The whole time I was thinking about how much Big would laugh at me over this. He did, but he added:

“Next time you get off a fourteen-hour flight you should just treat yourselves to a taxi.”

I thought that was uncommonly kind.

fail blog

I am really sorry to have missed seeing so many of you. I wanted to feed the chickens, have a dog’s breakfast, venerate Mrs Peel and re-disambiguate Mark, Mark, Mark, Mark and Marky Mark. (We missed Mark by about ten minutes, which was particularly awful.) I didn’t get to play with Korben, Tabitha, Jackson, Aubrie, Tara and the twins, Brigid, Charles, Bridie, Holly, Kira, Sasha, Leo or Oliver.

Stupid, tyrannical distance.

Next time, for sure?

fallingwater

We’re on the patio outside our cabin, listening to the rain on the sailcloth above us, and the Pacific Ocean crashing onto the beach.

It’s possible to hear all of this, now that Julia is asleep and no longer screaming like a deranged banshee.

*cough*

I have always had this cold. I will always have this cold.

This cold has overflowed my five-year-old’s memory buffer.

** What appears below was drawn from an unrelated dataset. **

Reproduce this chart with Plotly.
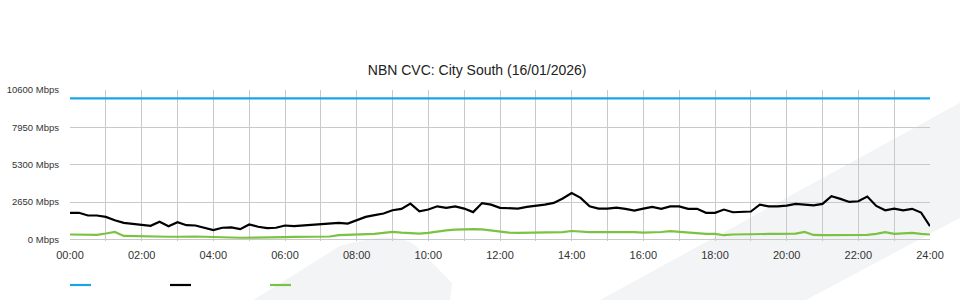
import plotly.graph_objects as go

# ---- data (Mbps, 15-minute samples from 00:00 to 24:00) ----
hours = [i / 4 for i in range(97)]

download = [
    1890, 1890, 1700, 1700, 1600, 1360, 1180, 1110, 1010, 970, 1250, 940,
    1220, 1010, 990, 830, 660, 830, 850, 730, 1060, 900, 800, 830,
    990, 940, 990, 1010, 1060, 1130, 1180, 1130, 1360, 1600, 1720, 1840,
    2070, 2170, 2540, 2000, 2120, 2350, 2240, 2350, 2190, 1940, 2580, 2470,
    2240, 2190, 2190, 2310, 2380, 2470, 2590, 2900, 3290, 2950, 2350, 2190,
    2190, 2260, 2170, 2050, 2190, 2310, 2170, 2350, 2350, 2170, 2170, 1890,
    1890, 2120, 1930, 1980, 1980, 2470, 2350, 2350, 2400, 2520, 2470, 2420,
    2520, 3070, 2880, 2660, 2710, 3040, 2380, 2070, 2190, 2070, 2170, 1910,
    940,
]

upload = [
    350, 350, 300, 330, 420, 530, 250, 230, 230, 210, 210, 190,
    190, 210, 210, 190, 190, 180, 140, 120, 120, 140, 160, 160,
    160, 180, 180, 180, 190, 210, 300, 320, 320, 350, 390, 460,
    540, 490, 450, 420, 470, 570, 640, 690, 730, 730, 710, 640,
    540, 490, 470, 470, 470, 470, 520, 520, 600, 540, 520, 520,
    530, 520, 520, 520, 490, 490, 530, 590, 530, 520, 420, 400,
    400, 300, 350, 370, 400, 400, 390, 400, 390, 420, 540, 320,
    300, 300, 300, 300, 350, 330, 390, 520, 390, 420, 460, 390,
    350,
]

capacity_hours = [0, 24]
capacity = [10000, 10000]

y_ticks = [0, 2650, 5300, 7950, 10600]
y_labels = ["0 Mbps", "2650 Mbps", "5300 Mbps", "7950 Mbps", "10600 Mbps"]
x_ticks = list(range(25))
x_labels = [f"{h:02d}:00" if h % 2 == 0 else "" for h in x_ticks]

title = "NBN CVC: City South (16/01/2026)"

assert len(download) == len(hours) == len(upload)

BLUE = "#1ca5e6"
BLACK = "#000000"
GREEN = "#7cc242"
GRID = "#c9c9c9"
WM = "#f3f4f6"

fig = go.Figure()
fig.add_trace(go.Scatter(x=capacity_hours, y=capacity, mode="lines",
                         line=dict(color=BLUE, width=2.2), showlegend=False))
fig.add_trace(go.Scatter(x=hours, y=upload, mode="lines",
                         line=dict(color=GREEN, width=2.2), showlegend=False))
fig.add_trace(go.Scatter(x=hours, y=download, mode="lines",
                         line=dict(color=BLACK, width=2.2), showlegend=False))

L, R, T, B = 70, 30, 90, 59
W, H = 960, 300
pw, ph = W - L - R, H - T - B


def px(x):
    return (x - L) / pw


def py(y):
    return (H - B - y) / ph


shapes = []
# background watermark (decorative)
shapes.append(dict(type="path", xref="paper", yref="paper", layer="below",
                   path=f"M {px(600)},{py(300)} L {px(965)},{py(100)} L {px(965)},{py(215)} L {px(806)},{py(300)} Z",
                   fillcolor=WM, line=dict(width=0)))
shapes.append(dict(type="path", xref="paper", yref="paper", layer="below",
                   path=(f"M {px(253)},{py(300)} L {px(340)},{py(246)} "
                         f"Q {px(398)},{py(228)} {px(418)},{py(248)} "
                         f"L {px(452)},{py(283)} L {px(450)},{py(300)} Z"),
                   fillcolor=WM, line=dict(width=0)))
# legend swatches
for x0, c in [(70, BLUE), (170, BLACK), (270, GREEN)]:
    shapes.append(dict(type="line", xref="paper", yref="paper",
                       x0=px(x0), x1=px(x0 + 21), y0=py(285), y1=py(285),
                       line=dict(color=c, width=2.2)))

fig.update_layout(
    width=W, height=H,
    margin=dict(l=L, r=R, t=T, b=B, autoexpand=False),
    paper_bgcolor="white",
    plot_bgcolor="rgba(0,0,0,0)",
    font=dict(family="Liberation Sans, Arial, sans-serif", size=11, color="#333333"),
    title=dict(text=title, x=0.497, xanchor="center", y=1 - 70 / H, yanchor="middle",
               font=dict(size=14, color="#222222")),
    shapes=shapes,
    showlegend=False,
    xaxis=dict(range=[0, 24], tickvals=x_ticks, ticktext=x_labels,
               showgrid=True, gridcolor=GRID, gridwidth=1, zeroline=False,
               showline=False, ticks="", ticklabelstandoff=6, automargin=False,
               tickfont=dict(size=11, color="#333333")),
    yaxis=dict(range=[-110, 10600], tickvals=y_ticks, ticktext=y_labels,
               showgrid=True, gridcolor=GRID, gridwidth=1, zeroline=False,
               showline=False, ticks="", ticklabelstandoff=10, automargin=False,
               tickfont=dict(size=9.5, color="#333333")),
)

fig.write_html("out.html")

Claire: Mama, you always cough and sneeze.

sacrilege!

My cold has been gaining ground day by day, and today I was particularly sore-throaty and unthinking. I decided to make mulled wine. I was a bit surprised at how hard it was to get the cork out of the cheap Spanish red, but I finally did it, and dumped half the bottle into a saucepan with water and sugar and cinnamon and lemons and oranges.

Then I realized I had not opened the Protocolo but the 1996 St Henri Shiraz that Peter and Lucy Chubb gave us as a wedding gift, with instructions to open it on our tenth anniversary. The one I have been warning our cat-sitters away from, lo these many years.

Oh.

My.

God.

It does marry beautifully with lamb, it turns out. Jeremy had made a gorgeous shepherd’s pie, and Jack made salad. Even mulled, the St Henri was sensational.

I am the world’s biggest dork.

Obligatory happy ending: I found a vintage wine store in Boston that had a few bottles left and ordered them for our actual tenth anniversary. But it will be hard to beat the anecdotal value of this particular bottle. Thanks, Peter and Lucy! It was a brilliant evening (and my sore throat is greatly soothed.)

dawn chorus

Big-girl-bed girl thunders into the room and climbs with some difficulty onto our bed:

“EHN! EHN! EHN!”

The entire bed bounces up and down like a trampoline.

“Julia JUMP! Julia JUMP! Julia JUMP!”

Parents reluctantly concede that further sleeping-in is unlikely.